Il reste un argument en faveur du travail dominical qui paraît à première vue plus convaincant, celui de l'activité touristique, mais interrogeons-nous un instant sur ce qui fait que la France est aujourd'hui le premier pays touristique au monde. Est-ce parce que les magasins y sont ouverts le dimanche ? Apparemment non. Le véritable atout, ce qui fait que notre pays est spécialement recherché, en dehors de son patrimoine exceptionnel, c'est notre culture et notre mode de vie, notre sociabilité, notre dynamisme associatif, qui sous-tend un nombre considérable d'initiatives culturelles, artistiques, sportives. Ce n'est pas en fragilisant cet atout décisif que nous ferons venir davantage de touristes chez nous, bien au contraire.

Cette proposition de loi présente par ailleurs un certain nombre de zones d'ombre et d'approximations qui pourraient rendre son application plus que complexe, véritablement dangereuse.

La première incertitude concerne les zones qui seront touchées par les nouvelles dispositions. Dans le préambule de la proposition de loi, sont clairement nommés les zones de Plan-de-Campagne dans les Bouches-du-Rhône et le centre commercial d'Éragny en région parisienne, qui ouvrent le dimanche depuis plusieurs décennies. Au lieu de circonscrire les nouvelles mesures à ces zones, on a voulu rendre possible l'ouverture des magasins le dimanche dans les grandes agglomérations urbaines et dans les lieux touristiques.

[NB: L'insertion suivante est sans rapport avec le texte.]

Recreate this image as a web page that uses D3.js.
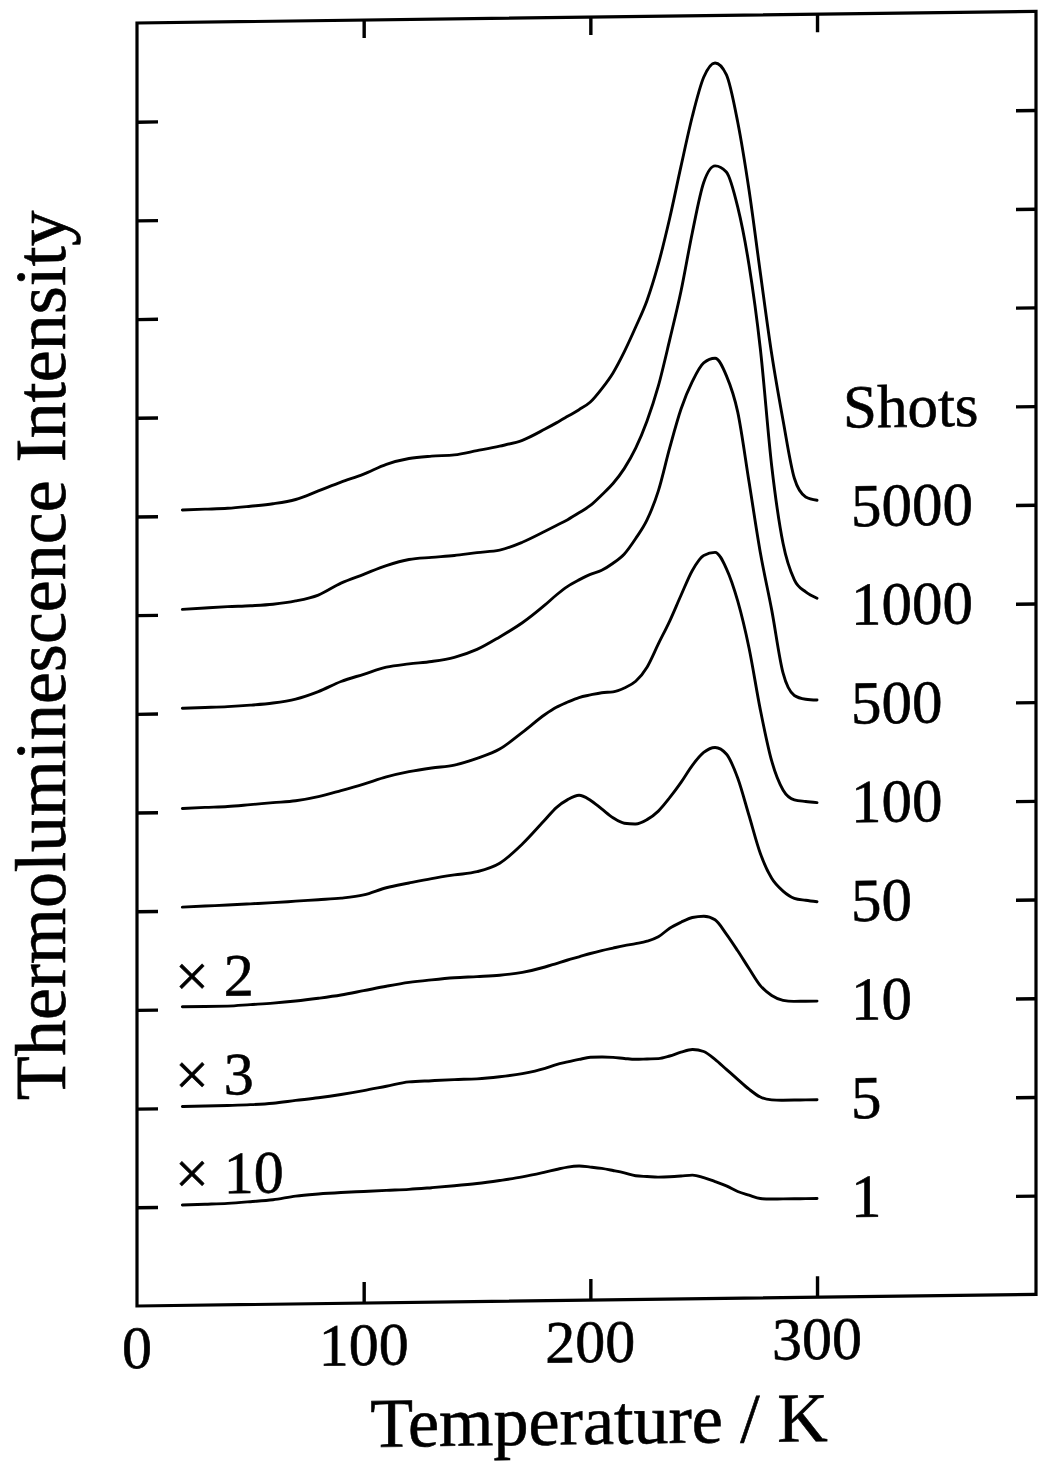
<!DOCTYPE html>
<html>
<head>
<meta charset="utf-8">
<script src="https://cdn.jsdelivr.net/npm/d3@7"></script>
<style>
  html, body { margin: 0; padding: 0; background: #fff; }
  svg { display: block; }
  text { font-family: "Liberation Serif", "Times New Roman", serif; fill: #000; stroke: #000; stroke-width: 0.6px; }
</style>
</head>
<body>
<svg id="chart" width="1038" height="1463"></svg>
<script>
// Sample temperatures (K) shared by every glow curve
const temperatures = [20, 30, 40, 50, 60, 70, 80, 90, 100, 110, 120, 130, 140, 150, 160, 170, 180,
  185, 190, 195, 200, 205, 210, 215, 220, 225, 230, 235, 240, 245, 250, 255, 260, 265, 270, 275, 280,
  285, 290, 295, 300];

// Thermoluminescence intensity of each curve, above its own baseline (one baseline step = 1)
const shots5000 = [0.060, 0.065, 0.071, 0.089, 0.111, 0.151, 0.235, 0.321, 0.399, 0.495, 0.551, 0.572,
  0.582, 0.622, 0.665, 0.721, 0.832, 0.893, 0.958, 1.024, 1.100, 1.232, 1.392, 1.606, 1.854, 2.122, 2.490,
  2.952, 3.478, 3.982, 4.375, 4.519, 4.400, 3.918, 3.227, 2.385, 1.562, 0.890, 0.300, 0.110, 0.075];
const shots1000 = [0.053, 0.064, 0.074, 0.081, 0.093, 0.123, 0.180, 0.298, 0.384, 0.469, 0.528, 0.547,
  0.563, 0.589, 0.611, 0.688, 0.796, 0.853, 0.911, 0.979, 1.052, 1.157, 1.271, 1.423, 1.626, 1.900, 2.254,
  2.719, 3.213, 3.805, 4.309, 4.476, 4.413, 4.057, 3.467, 2.615, 1.428, 0.643, 0.271, 0.147, 0.082];
const shots500 = [0.050, 0.055, 0.061, 0.073, 0.092, 0.129, 0.202, 0.301, 0.371, 0.440, 0.470, 0.492,
  0.531, 0.608, 0.732, 0.872, 1.050, 1.149, 1.235, 1.299, 1.354, 1.394, 1.463, 1.556, 1.711, 1.898, 2.190,
  2.624, 3.017, 3.295, 3.481, 3.527, 3.350, 2.980, 2.270, 1.550, 0.970, 0.330, 0.100, 0.060, 0.050];
const shots100 = [0.035, 0.043, 0.049, 0.065, 0.082, 0.098, 0.137, 0.196, 0.259, 0.328, 0.378, 0.413,
  0.439, 0.504, 0.595, 0.761, 0.939, 1.011, 1.063, 1.107, 1.132, 1.153, 1.160, 1.198, 1.264, 1.406, 1.640,
  1.870, 2.130, 2.380, 2.530, 2.560, 2.395, 2.065, 1.587, 0.958, 0.439, 0.144, 0.042, 0.024, 0.011];
const shots50 = [0.036, 0.044, 0.051, 0.060, 0.069, 0.081, 0.093, 0.106, 0.135, 0.205, 0.250, 0.292,
  0.326, 0.356, 0.438, 0.630, 0.873, 0.995, 1.074, 1.117, 1.065, 0.975, 0.884, 0.827, 0.818, 0.861, 0.946,
  1.080, 1.234, 1.405, 1.534, 1.583, 1.515, 1.271, 0.889, 0.502, 0.250, 0.119, 0.044, 0.023, 0.007];
const shots10 = [0.026, 0.026, 0.027, 0.039, 0.051, 0.069, 0.094, 0.124, 0.165, 0.207, 0.243, 0.266,
  0.284, 0.293, 0.304, 0.330, 0.381, 0.415, 0.449, 0.480, 0.512, 0.540, 0.564, 0.587, 0.606, 0.629, 0.672,
  0.758, 0.817, 0.863, 0.875, 0.837, 0.691, 0.520, 0.339, 0.164, 0.063, 0.012, 0.000, 0.000, 0.000];
const shots5 = [0.015, 0.017, 0.020, 0.025, 0.037, 0.062, 0.086, 0.116, 0.152, 0.194, 0.235, 0.244,
  0.252, 0.257, 0.275, 0.304, 0.354, 0.391, 0.416, 0.440, 0.460, 0.462, 0.456, 0.444, 0.434, 0.436, 0.438,
  0.463, 0.500, 0.526, 0.504, 0.423, 0.320, 0.217, 0.116, 0.035, 0.005, 0.000, 0.000, 0.000, 0.000];
const shots1 = [0.017, 0.022, 0.028, 0.042, 0.059, 0.093, 0.111, 0.123, 0.131, 0.139, 0.146, 0.160,
  0.176, 0.196, 0.224, 0.257, 0.303, 0.328, 0.351, 0.360, 0.348, 0.333, 0.310, 0.285, 0.254, 0.245, 0.237,
  0.239, 0.245, 0.253, 0.226, 0.185, 0.140, 0.081, 0.042, 0.007, 0.000, 0.000, 0.000, 0.000, 0.000];

// Curve labels (number of shots), vertical stacking offsets and scale factors
const shotLabels = ["5000", "1000", "500", "100", "50", "10", "5", "1"];
const baselines = [8, 7, 6, 5, 4, 3, 2, 1];
const magnifications = ["", "", "", "", "", "× 2", "× 3", "× 10"];
const seriesValues = [shots5000, shots1000, shots500, shots100, shots50, shots10, shots5, shots1];

// Axis ticks
const xTickValues = [100, 200, 300];
const xTickLabels = [0, 100, 200, 300];
const yTickValues = [1, 2, 3, 4, 5, 6, 7, 8, 9, 10, 11, 12];

const svg = d3.select("#chart");

const x = d3.scaleLinear().domain([0, 396.6]).range([137, 1036]);
const y = d3.scaleLinear().domain([0, 13]).range([1306, 23]);

// The whole figure is drawn with a slight vertical shear
const shear = -0.745; // degrees
const plot = svg.append("g")
  .attr("transform", `translate(${x(0)},0) skewY(${shear}) translate(${-x(0)},0)`);

// Frame
plot.append("rect")
  .attr("x", x(0)).attr("y", y(13))
  .attr("width", x(396.6) - x(0)).attr("height", y(0) - y(13))
  .attr("fill", "none").attr("stroke", "#000").attr("stroke-width", 3.2);

function styleAxis(g) {
  g.select(".domain").remove();
  g.selectAll(".tick line").attr("stroke", "#000").attr("stroke-width", 3.4);
  g.selectAll(".tick text").remove();
}

plot.append("g").attr("transform", `translate(${x(0)},0)`)
  .call(d3.axisRight(y).tickValues(yTickValues).tickSize(21).tickFormat(""))
  .call(styleAxis);
plot.append("g").attr("transform", `translate(${x(396.6)},0)`)
  .call(d3.axisLeft(y).tickValues(yTickValues).tickSize(20).tickFormat(""))
  .call(styleAxis);
plot.append("g").attr("transform", `translate(0,${y(0)})`)
  .call(d3.axisTop(x).tickValues(xTickValues).tickSize(21).tickFormat(""))
  .call(styleAxis);
plot.append("g").attr("transform", `translate(0,${y(13)})`)
  .call(d3.axisBottom(x).tickValues(xTickValues).tickSize(18).tickFormat(""))
  .call(styleAxis);

// Tick labels
plot.append("g").selectAll("text").data(xTickLabels).join("text")
  .attr("x", d => x(d)).attr("y", y(0) + 62)
  .attr("text-anchor", "middle").attr("font-size", 60)
  .text(d => d);

// Glow curves
const line = d3.line()
  .x(d => x(d.t))
  .y(d => y(d.base + d.v))
  .curve(d3.curveMonotoneX);

seriesValues.forEach((vals, i) => {
  const pts = temperatures.map((t, j) => ({ t, v: vals[j], base: baselines[i] }));
  plot.append("path").datum(pts)
    .attr("d", line)
    .attr("fill", "none").attr("stroke", "#000")
    .attr("stroke-width", 2.9).attr("stroke-linejoin", "round").attr("stroke-linecap", "round");
});

// Shot-count labels at the right end of each curve
plot.append("text").attr("x", 843).attr("y", y(9) + 19)
  .attr("font-size", 61).text("Shots");
plot.append("g").selectAll("text").data(shotLabels).join("text")
  .attr("x", 851).attr("y", (d, i) => y(baselines[i]) + 19)
  .attr("font-size", 61).text(d => d);

// Magnification factors for the weak curves
plot.append("g").selectAll("text")
  .data(magnifications.map((m, i) => ({ m, b: baselines[i] })).filter(d => d.m))
  .join("text")
  .attr("x", 175).attr("y", d => y(d.b) - 13)
  .attr("font-size", 60).text(d => d.m);

// Axis titles
plot.append("text")
  .attr("x", 599).attr("y", 1450)
  .attr("text-anchor", "middle").attr("font-size", 70)
  .text("Temperature / K");

plot.append("text")
  .attr("transform", "translate(65,654) rotate(-90)")
  .attr("text-anchor", "middle").attr("font-size", 72)
  .text("Thermoluminescence Intensity");
</script>
</body>
</html>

Pour ce qui est des périmètres d'usage de consommation exceptionnel, les PUCE, ils ne concerneraient que les unités urbaines de plus d'un million d'habitants, mais, à leur périphérie, comment le commerce pourra-t-il résister à l'exode de ses clients vers ces zones ? De nombreuses communes demanderont l'extension du périmètre ou feront valoir leur caractère touristique. L'effet domino est donc tout à fait probable. On voit mal, en effet, comment un maire seul pourra s'opposer à la pression de la loi établissant que la commune se trouve dans cette zone, ou à la pression d'autres communes voulant bénéficier de la qualification PUCE.

Quant à la détermination des communes touristiques, elle est au coeur de la question dont nous débattons aujourd'hui. Elle alimente une controverse qui souligne la portée incertaine de cette proposition de loi. En effet, dans son article 2, elle établit que les communes touristiques pourront donner, de droit, le repos hebdomadaire par roulement à tout ou partie du personnel. Cette formulation est ambiguë car il existe actuellement deux définitions de la commune touristique. Au sens de la loi du 14 avril 2006 et de l'arrêté du 2 septembre 2008, certaines collectivités peuvent bénéficier d'une reconnaissance touristique en application d'une réglementation particulière mais, si l'on retient cette définition dans le cadre de la présente proposition de loi, ce sont plus de 4 000 communes qui seront concernées par le travail dominical.

Le rapporteur a répondu dans un premier temps que la définition prise en compte serait celle du code du travail, mais force est de constater que l'article R 3132-20 du code du travail n'est pas non plus satisfaisant. Il définit la commune touristique comme celle qui accueille pendant certaines périodes de l'année une population supplémentaire importante. Cette définition ne peut être considérée comme plus restrictive. Elle est en réalité nettement plus extensive. Elle présente un risque de généralisation du travail dominical à toutes les communes françaises touchées de près ou de loin par l'activité touristique, c'est-à-dire quasiment l'ensemble du territoire national.

Je doute que la notion imprécise de commune d'affluence touristique qu'un amendement pourrait introduire dans la loi soit de nature à clarifier la situation et à éviter la confusion. C'est pourquoi nous préférons soutenir les amendements qui restreignent la définition de la commune touristique ou qui limitent le champ d'application de la proposition de loi. Sans de telles limites précises, l'effet tache d'huile serait inévitable.

Une autre approximation grave de ce texte concerne les droits des salariés.

Actuellement, de nombreux accords de branche ne prévoient pas de doublement de salaire pour une activité exercée le dimanche. Pour ces salariés, rien ne changera avec l'adoption de la proposition de loi. Le doublement de salaire devra donc être clairement affirmé et concerner l'ensemble des travailleurs privés de repos dominical.